WASHINGTON -- The spate of stories contending that China is "taking over" the Panama Canal as the United States exits under the terms of the canal treaty has reached a disturbing level.
At a recent Senate hearing Sen. Strom Thurmond, R-S.C., and Rep. Dana Rohrabacher, R-Calif., raised ominous alarms about Chinese missiles in Panama pointed at the United States.At the same hearing, the commanding officer of SouthCom, Marine Gen. Charles E. Wilhelm, and other U.S. officials condemned these warnings as completely without basis.
U.S. specialists on both China and Panama agree that the so-called strategic value of warehouse complexes operated by a Chinese company at the Balboa end of the canal is very doubtful. These "go-down" facilities exercise no control over passage through the canal.
The United States can and will know anything the Chinese might in future years attempt to do with the warehouse facilities -- and, in extremis, could easily "neutralize" anything we might feel constituted a threat.
In fact, the principal threat would be to Japanese and Korean shippers who might find the cost of their cars going up as they transit the canal to the U.S. market.
U.S. officials point out that there are no Chinese nationals working on the Hutchison-Whampoa warehouses in question. While it may be subject to Beijing's influence, the company itself is headquartered
in England, not China: Hutchison is a long-established international company with resources around the world, including in Taiwan.
The historic two-ocean threat is irrelevant in today's strategic world. We have separate naval forces in each ocean, and no one contends that we would need urgently to move a task force through the canal -- in the first place, task forces center around a carrier, and today's carriers and other major vessels cannot fit through the canal.
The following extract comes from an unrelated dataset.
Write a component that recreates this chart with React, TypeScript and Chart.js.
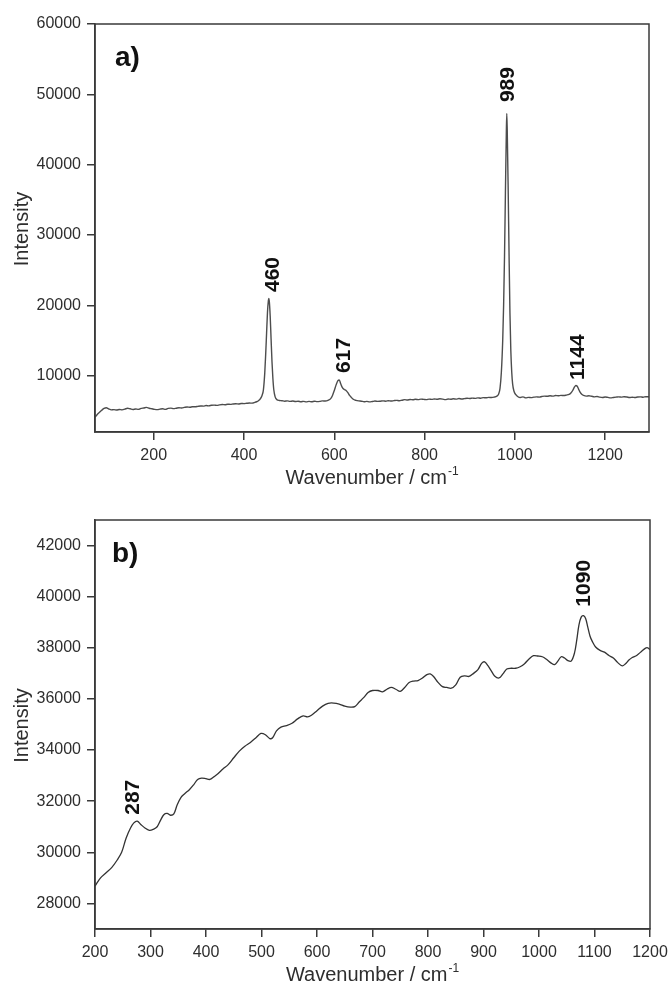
import React, { useEffect, useRef } from "react";
import { Chart, registerables } from "chart.js";

Chart.register(...registerables);

const FONT = "'Liberation Sans', Arial, Helvetica, sans-serif";
const AXIS = "#3a3a3a";
const TEXT = "#2e2e2e";

// ---------------- Panel a ----------------
const waveA = [
  70, 75, 80, 85, 90, 95, 100, 106, 112, 118, 124, 130, 136, 142, 148, 154, 160, 166, 172, 178,
  184, 190, 196, 202, 208, 214, 220, 226, 232, 238, 244, 250, 256, 262, 268, 274, 280, 286, 292, 298,
  304, 310, 316, 322, 328, 334, 340, 346, 352, 358, 364, 370, 376, 382, 388, 394, 400, 406, 412, 418,
  424, 428, 432, 436, 440, 443, 446, 448, 450, 452, 454, 455, 456, 458, 460, 462, 464, 466, 469, 473,
  478, 484, 490, 496, 502, 508, 514, 520, 526, 532, 538, 544, 550, 556, 562, 568, 574, 580, 586, 592, 596,
  600, 604, 608, 611, 614, 618, 622, 626, 630, 634, 638, 642, 648, 654, 660, 666, 672, 678, 684, 690,
  696, 702, 708, 714, 720, 726, 732, 738, 744, 750, 756, 762, 768, 774, 780, 786, 792, 798, 804, 810,
  816, 822, 828, 834, 840, 846, 852, 858, 864, 870, 876, 882, 888, 894, 900, 906, 912, 918, 924, 930,
  936, 942, 948, 954, 960, 964, 967, 970, 973, 975, 977, 979, 981, 982, 983, 985, 987, 989, 991, 993,
  995, 998, 1002, 1006, 1012, 1018, 1024, 1030, 1036, 1042, 1048, 1054, 1060, 1066, 1072, 1078, 1084, 1090, 1096, 1102,
  1108, 1114, 1120, 1124, 1128, 1132, 1135, 1138, 1141, 1144, 1148, 1152, 1158, 1164, 1170, 1176, 1182, 1188, 1194, 1200,
  1206, 1212, 1218, 1224, 1230, 1236, 1242, 1248, 1254, 1260, 1266, 1272, 1278, 1284, 1290, 1297,
];
const intA = [
  4100, 4500, 4800, 5100, 5350, 5450, 5300, 5150, 5180, 5120, 5200, 5150, 5250, 5380, 5300, 5200, 5280, 5220, 5350, 5420,
  5500, 5380, 5300, 5220, 5180, 5250, 5300, 5220, 5350, 5400, 5320, 5380, 5450, 5420, 5500, 5560, 5520, 5600, 5580, 5650,
  5700, 5680, 5760, 5720, 5800, 5820, 5780, 5860, 5900, 5880, 5950, 5920, 5990, 6020, 5980, 6060, 6040, 6080, 6120, 6100,
  6200, 6300, 6450, 6700, 7200, 8000, 10400, 13000, 16000, 19000, 20700, 21000, 20600, 18500, 15200, 12000, 9600, 8000, 7000, 6600,
  6480, 6450, 6380, 6420, 6350, 6400, 6330, 6380, 6300, 6360, 6280, 6350, 6300, 6380, 6320, 6350, 6420, 6400, 6500, 6750, 7200,
  7900, 8700, 9300, 9400, 8900, 8300, 8050, 7900, 7600, 7200, 6900, 6650, 6500, 6420, 6380, 6300, 6350, 6280, 6330, 6400,
  6350, 6380, 6420, 6380, 6450, 6400, 6460, 6500, 6440, 6520, 6600, 6550, 6620, 6580, 6650, 6600, 6680, 6640, 6600, 6680,
  6640, 6700, 6650, 6720, 6680, 6600, 6700, 6660, 6720, 6680, 6760, 6700, 6740, 6800, 6760, 6820, 6780, 6850, 6800, 6880,
  6860, 6920, 6900, 6960, 7100, 7400, 8200, 10500, 15000, 20000, 27000, 36000, 44500, 47300, 45000, 37000, 27500, 19000, 13500, 10500,
  8800, 7800, 7300, 7050, 6900, 7000, 6850, 6920, 6880, 6950, 7000, 6960, 7050, 7100, 7080, 7150, 7100, 7180, 7150, 7200,
  7180, 7250, 7350, 7550, 7900, 8400, 8600, 8500, 8100, 7700, 7350, 7200, 7100, 7150, 7080, 7000, 7050, 6950, 6900, 6980,
  6920, 6850, 6900, 6950, 7000, 6960, 7020, 6980, 6900, 6950, 6900, 6980, 7000, 6950, 7020, 7000,
];
const xTicksA = [200, 400, 600, 800, 1000, 1200];
const yTicksA = [10000, 20000, 30000, 40000, 50000, 60000];
const peakTextA = ["460", "617", "989", "1144"];
const peakXA = [463, 619, 984, 1138];
const peakYA = [21900, 10400, 48900, 9400];

// ---------------- Panel b ----------------
const waveB = [
  200, 210, 220, 230, 240, 248, 256, 264, 270, 276, 282, 290, 298, 305, 312, 318, 324, 330, 336, 342,
  348, 355, 362, 370, 378, 385, 392, 400, 407, 414, 422, 430, 440, 450, 460, 470, 480, 490, 499, 507,
  515, 520, 527, 535, 545, 555, 565, 575, 583, 590, 600, 610, 620, 630, 640, 650, 660, 668, 676, 684,
  692, 700, 710, 718, 726, 734, 742, 750, 758, 766, 774, 782, 790, 798, 804, 810, 818, 826, 834, 842,
  850, 858, 866, 874, 882, 890, 897, 902, 908, 914, 920, 928, 935, 942, 950, 958, 966, 974, 982, 990,
  998, 1006, 1014, 1022, 1028, 1034, 1040, 1046, 1052, 1058, 1064, 1068, 1072, 1076, 1080, 1084, 1088, 1092, 1096, 1102,
  1110, 1118, 1126, 1134, 1142, 1150, 1156, 1162, 1168, 1176, 1184, 1192, 1196, 1200,
];
const intB = [
  28680, 29000, 29200, 29400, 29700, 30000, 30550, 30950, 31150, 31220, 31100, 30950, 30860, 30900, 31000, 31250, 31470, 31520, 31450, 31500,
  31850, 32150, 32300, 32450, 32650, 32850, 32900, 32880, 32850, 32950, 33080, 33250, 33430, 33700, 33960, 34150, 34300, 34480, 34650, 34600,
  34450, 34480, 34750, 34900, 34960, 35050, 35220, 35340, 35300, 35360, 35540, 35720, 35830, 35840, 35800, 35720, 35680, 35700, 35880, 36050,
  36250, 36330, 36330, 36280, 36380, 36450, 36380, 36300, 36450, 36640, 36700, 36720, 36820, 36950, 36980, 36880, 36650, 36480, 36450, 36420,
  36550, 36850, 36900, 36880, 37000, 37150, 37400, 37450, 37300, 37100, 36900, 36820, 36980, 37170, 37200, 37200, 37260, 37380, 37560, 37690,
  37680, 37650, 37540, 37400, 37340, 37480, 37650, 37600, 37500, 37480, 37800, 38300, 38900, 39200, 39260, 39150, 38800, 38450, 38250, 38030,
  37900, 37830, 37700, 37600, 37420, 37290, 37380, 37520, 37620, 37700, 37850, 37990, 38000, 37930,
];
const xTicksB = [200, 300, 400, 500, 600, 700, 800, 900, 1000, 1100, 1200];
const yTicksB = [28000, 30000, 32000, 34000, 36000, 38000, 40000, 42000];
const peakTextB = ["287", "1090"];
const peakXB = [267, 1079];
const peakYB = [31470, 39610];

type PanelCfg = {
  xs: number[];
  ys: number[];
  xMin: number;
  xMax: number;
  yMin: number;
  yMax: number;
  xTicks: number[];
  yTicks: number[];
  peakText: string[];
  peakX: number[];
  peakY: number[];
  letter: string;
  letterDx: number;
  width: number;
  height: number;
  padTop: number;
  padRight: number;
  xAxisH: number;
  lineColor: string;
  lineWidth: number;
  monotone: boolean;
  tension: number;
};

function makeDecor(cfg: PanelCfg) {
  return {
    id: "decor",
    afterDraw(chart: any) {
      const { ctx, chartArea: ca, scales } = chart;
      ctx.save();
      // frame
      ctx.strokeStyle = AXIS;
      ctx.lineWidth = 1.5;
      ctx.strokeRect(ca.left, ca.top, ca.right - ca.left, ca.bottom - ca.top);

      // panel letter
      ctx.fillStyle = "#111";
      ctx.font = `bold 28px ${FONT}`;
      ctx.textAlign = "left";
      ctx.textBaseline = "alphabetic";
      ctx.fillText(cfg.letter, ca.left + cfg.letterDx, ca.top + 42);

      // peak labels (rotated)
      ctx.font = `bold 21px ${FONT}`;
      ctx.fillStyle = "#111";
      for (let i = 0; i < cfg.peakText.length; i++) {
        const px = scales.x.getPixelForValue(cfg.peakX[i]);
        const py = scales.y.getPixelForValue(cfg.peakY[i]);
        ctx.save();
        ctx.translate(px, py);
        ctx.rotate(-Math.PI / 2);
        ctx.textAlign = "left";
        ctx.textBaseline = "middle";
        ctx.fillText(cfg.peakText[i], 0, 1);
        ctx.restore();
      }

      // y title
      ctx.fillStyle = TEXT;
      ctx.font = `20px ${FONT}`;
      ctx.save();
      ctx.translate(28, (ca.top + ca.bottom) / 2 + 1);
      ctx.rotate(-Math.PI / 2);
      ctx.textAlign = "center";
      ctx.textBaseline = "alphabetic";
      ctx.fillText("Intensity", 0, 0);
      ctx.restore();

      // x title with superscript
      const main = "Wavenumber / cm";
      const sup = "-1";
      ctx.font = `20px ${FONT}`;
      const w1 = ctx.measureText(main).width;
      ctx.font = `12px ${FONT}`;
      const w2 = ctx.measureText(sup).width;
      const cx = (ca.left + ca.right) / 2;
      const start = cx - (w1 + w2 + 1) / 2;
      const base = ca.bottom + 52;
      ctx.textAlign = "left";
      ctx.textBaseline = "alphabetic";
      ctx.font = `20px ${FONT}`;
      ctx.fillText(main, start, base);
      ctx.font = `12px ${FONT}`;
      ctx.fillText(sup, start + w1 + 1, base - 9);
      ctx.restore();
    },
  };
}

function Panel({ cfg }: { cfg: PanelCfg }) {
  const ref = useRef<HTMLCanvasElement | null>(null);
  useEffect(() => {
    if (!ref.current) return;
    const tickFont = { family: FONT, size: 16 };
    const chart = new Chart(ref.current, {
      type: "line",
      data: {
        datasets: [
          {
            data: cfg.xs.map((x, i) => ({ x, y: cfg.ys[i] })),
            borderColor: cfg.lineColor,
            borderWidth: cfg.lineWidth,
            pointRadius: 0,
            tension: cfg.tension,
            cubicInterpolationMode: cfg.monotone ? "monotone" : "default",
            fill: false,
          },
        ],
      },
      options: {
        responsive: false,
        animation: false,
        events: [],
        layout: { padding: { top: cfg.padTop, right: cfg.padRight, left: 0, bottom: 0 } },
        plugins: {
          legend: { display: false },
          tooltip: { enabled: false },
          title: { display: false },
        },
        scales: {
          x: {
            type: "linear",
            min: cfg.xMin,
            max: cfg.xMax,
            afterBuildTicks: (s: any) => {
              s.ticks = cfg.xTicks.map((v) => ({ value: v }));
            },
            afterFit: (s: any) => {
              s.height = cfg.xAxisH;
              s.paddingLeft = 0;
              s.paddingRight = 0;
            },
            grid: {
              drawOnChartArea: false,
              drawTicks: true,
              tickLength: 8,
              color: AXIS,
              lineWidth: 1.5,
            },
            border: { display: true, color: AXIS, width: 1.5 },
            ticks: {
              font: tickFont,
              color: TEXT,
              padding: 6,
              maxRotation: 0,
              autoSkip: false,
              callback: (v: any) => String(v),
            },
          },
          y: {
            type: "linear",
            min: cfg.yMin,
            max: cfg.yMax,
            afterBuildTicks: (s: any) => {
              s.ticks = cfg.yTicks.map((v) => ({ value: v }));
            },
            afterFit: (s: any) => {
              s.width = 95;
              s.paddingTop = 0;
              s.paddingBottom = 0;
            },
            grid: {
              drawOnChartArea: false,
              drawTicks: true,
              tickLength: 8,
              color: AXIS,
              lineWidth: 1.5,
            },
            border: { display: true, color: AXIS, width: 1.5 },
            ticks: {
              font: tickFont,
              color: TEXT,
              padding: 6,
              autoSkip: false,
              callback: (v: any) => String(v),
            },
          },
        },
      },
      plugins: [makeDecor(cfg)],
    } as any);
    return () => chart.destroy();
  }, [cfg]);
  return (
    <canvas
      ref={ref}
      width={cfg.width}
      height={cfg.height}
      style={{ display: "block", width: cfg.width, height: cfg.height }}
    />
  );
}

const cfgA: PanelCfg = {
  xs: waveA,
  ys: intA,
  xMin: 70,
  xMax: 1297,
  yMin: 2000,
  yMax: 60000,
  xTicks: xTicksA,
  yTicks: yTicksA,
  peakText: peakTextA,
  peakX: peakXA,
  peakY: peakYA,
  letter: "a)",
  letterDx: 20,
  width: 669,
  height: 490,
  padTop: 24,
  padRight: 20,
  xAxisH: 58,
  lineColor: "#4d4d4d",
  lineWidth: 1.4,
  monotone: true,
  tension: 0,
};

const cfgB: PanelCfg = {
  xs: waveB,
  ys: intB,
  xMin: 200,
  xMax: 1200,
  yMin: 27000,
  yMax: 43000,
  xTicks: xTicksB,
  yTicks: yTicksB,
  peakText: peakTextB,
  peakX: peakXB,
  peakY: peakYB,
  letter: "b)",
  letterDx: 17,
  width: 669,
  height: 494,
  padTop: 30,
  padRight: 19,
  xAxisH: 55,
  lineColor: "#333333",
  lineWidth: 1.3,
  monotone: false,
  tension: 0.35,
};

export default function App() {
  return (
    <div
      style={{
        position: "absolute",
        left: 0,
        top: 0,
        width: 669,
        height: 984,
        background: "#ffffff",
        overflow: "hidden",
      }}
    >
      <Panel cfg={cfgA} />
      <Panel cfg={cfgB} />
    </div>
  );
}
The canal was and will be vulnerable to any disaffected Panamanian working on the canal. For instance, a hand grenade in a lunch bucket can disable a lock.
Recall that U.S. employees never did the "donkey work" on the canal -- they supervised a Panamanian work force. Thus the potential threat to the canal has been and will continue to be found in its work force, not the warehouse complexes. One could more readily imagine a threat of Cuban subversion directed at this work force.
The canal was useful in World War II and the Korean War, and relatively secure because our enemies had no apparent influence with Panamanian workers.
Since then, its value has dropped sharply in strategic terms and in economic terms has been an expense for U.S. taxpayers who in practice have been underwriting Japanese and other Asian exporters to the United States.
Gen. Wilhelm and other dispassionate, knowledgeable officials agree that it would be valuable to retain a military relationship with Panama as an instrument in the war on drugs. The newly elected Panamanian government is apparently interested in seeking such an agreement.
Let's pursue negotiations with the new Panamanian government on mutual interests, including strategic cooperation in the war on drugs and potential Cuban subversion and end this infatuation with an imaginary Chinese threat in Panama.
Kempton Jenkins is a retired career diplomat who is a senior counselor at APCO Associates, a global strategic communications based in Washington.